From the third year of the war onward, Iranian forces captured a wide range of Egyptian, Chinese, Russian, Brazilian, Jordanian, German, and French weapons and equipment. This global backing of Iraq continued until the end of the war and became increasingly coordinated over time, ensuring that Iraq never faced serious shortages in logistical supplies. Conditions in Iran were entirely different. The Islamic Republic of Iran had no prior plans to attack another country and therefore had not prepared itself militarily. Moreover, following the victory of the Islamic Revolution and the collapse of the Pahlavi regime, a large number of factories and industrial production centers were forced to shut down due to the departure of personnel associated with the former regime. At the same time, the Iranian Army had lost much of its readiness following the departure of American military advisors and the dismissal or escape of its senior commanders. It was under these circumstances that the war began, with the Iranian Army and popular forces rising to confront Iraq.
The Islamic Revolutionary Guard Corps (IRGC), established shortly after the Islamic Revolution, initially lacked major military weapons or equipment. However, as it entered the military arena, it gradually acquired light arms and equipment through procurement, battlefield captures during several major operations against the Iraqi army, and support from both the government and the population, eventually gaining access to nearly all categories of logistical supplies.

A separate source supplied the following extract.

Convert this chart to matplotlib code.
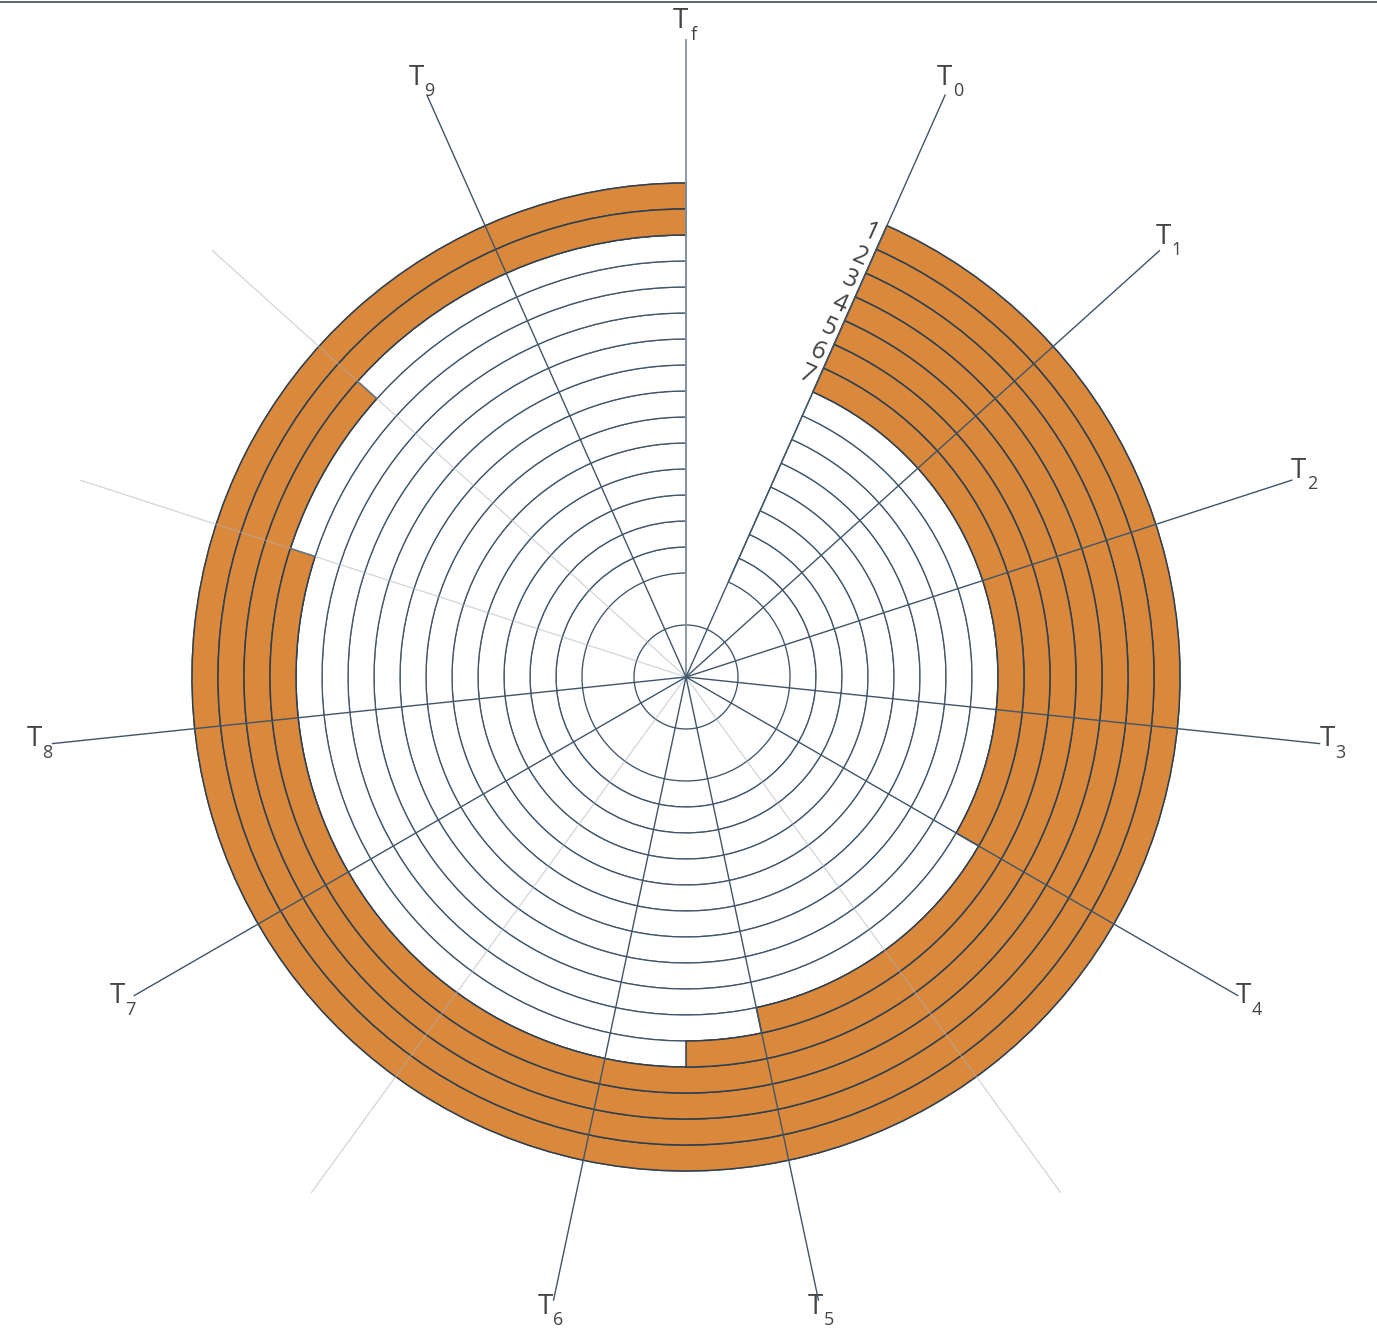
import numpy as np
import matplotlib.pyplot as plt
from matplotlib.lines import Line2D

plt.rcParams['font.family'] = ['Open Sans', 'DejaVu Sans']

# data
ring_labels = ['1', '2', '3', '4', '5', '6', '7']
bar_start = 24
bar_end = [360, 360, 312, 288, 180, 168, 120]
tick_angles = [0, 24, 48, 72, 96, 120, 168, 192, 240, 264, 336]
tick_names = ['f', '0', '1', '2', '3', '4', '5', '6', '7', '8', '9']
minor_angles = [144, 216, 288, 312]
inner_r = 4
outer_r = 19
hole_r = 2
line_r = 24.5

orange = '#da883b'
edge = '#2e4050'
grid_col = '#3f5569'

fig = plt.figure(figsize=(13.77, 13.36), dpi=100)
rpx = line_r * 26.0
cx, cy = 686, 677
ax = fig.add_axes([(cx - rpx) / 1377, (1336 - cy - rpx) / 1336,
                   2 * rpx / 1377, 2 * rpx / 1336], projection='polar')
ax.set_theta_zero_location('N')
ax.set_theta_direction(-1)
ax.set_ylim(0, line_r)
ax.grid(False)
ax.set_xticks([])
ax.set_yticks([])
ax.spines['polar'].set_visible(False)

# empty rings
for r in range(inner_r, outer_r):
    ax.bar(np.radians(bar_start), 1, width=np.radians(360 - bar_start), bottom=r,
           align='edge', color='white', edgecolor=grid_col, lw=0.95, zorder=1)

# orange bars, outermost first
for i, end in enumerate(bar_end):
    ax.bar(np.radians(bar_start), 1, width=np.radians(end - bar_start),
           bottom=outer_r - 1 - i, align='edge', color=orange,
           edgecolor=edge, lw=1.1, zorder=2)
    ax.annotate(ring_labels[i], xy=(np.radians(bar_start), outer_r - 0.5 - i),
                xytext=(-3, 1.3), textcoords='offset points', rotation=-24,
                rotation_mode='anchor', ha='right', va='center', fontsize=18,
                color='#444444', zorder=6)

th = np.linspace(0, 2 * np.pi, 400)
ax.plot(th, np.full_like(th, hole_r), color=grid_col, lw=0.95, zorder=3)

for a in minor_angles:
    ax.plot([np.radians(a)] * 2, [0, line_r], color='#aab4bd', alpha=0.55,
            lw=0.9, zorder=4, clip_on=False)

for a, n in zip(tick_angles, tick_names):
    col = '#8292a2' if a == 0 else grid_col
    ax.plot([np.radians(a)] * 2, [0, line_r], color=col, lw=1.0 if a else 1.3,
            zorder=4, clip_on=False)
    pos = (np.radians(a), 25.0)
    ax.annotate('T', xy=pos, xytext=(-4, 4), textcoords='offset points',
                ha='center', va='center', fontsize=20, color='#444444',
                annotation_clip=False)
    ax.annotate(n, xy=pos, xytext=(5.5, -5.5), textcoords='offset points',
                ha='center', va='center', fontsize=13, color='#444444',
                annotation_clip=False)

fig.add_artist(Line2D([0, 1], [0.9985, 0.9985], color='#3d4f5e', lw=1.2))

fig.savefig('out.png', dpi=100, facecolor='white')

As the war continued—especially after major Iranian successes—economic and arms sanctions against the Islamic Republic of Iran intensified. Over time, acquiring equipment and weapons became nearly impossible. While Western, Eastern, and Arab countries were fully equipping Iraq with military supplies, Iranian armed forces met their logistical needs through domestic production, popular support, and captured Iraqi equipment.[1]
References:
- [1] Talkhis az Daerat al-Maaref-e Defa Muqaddas (A Summery of the Encyclopedia of the Sacred Defense), Vol. 1, Tehran: Markaz-e Daerat al-Maaref-e Pazhuheshgah-e Olum va Maaref-e Defa Muqaddas, 1390, Pp. 228-230.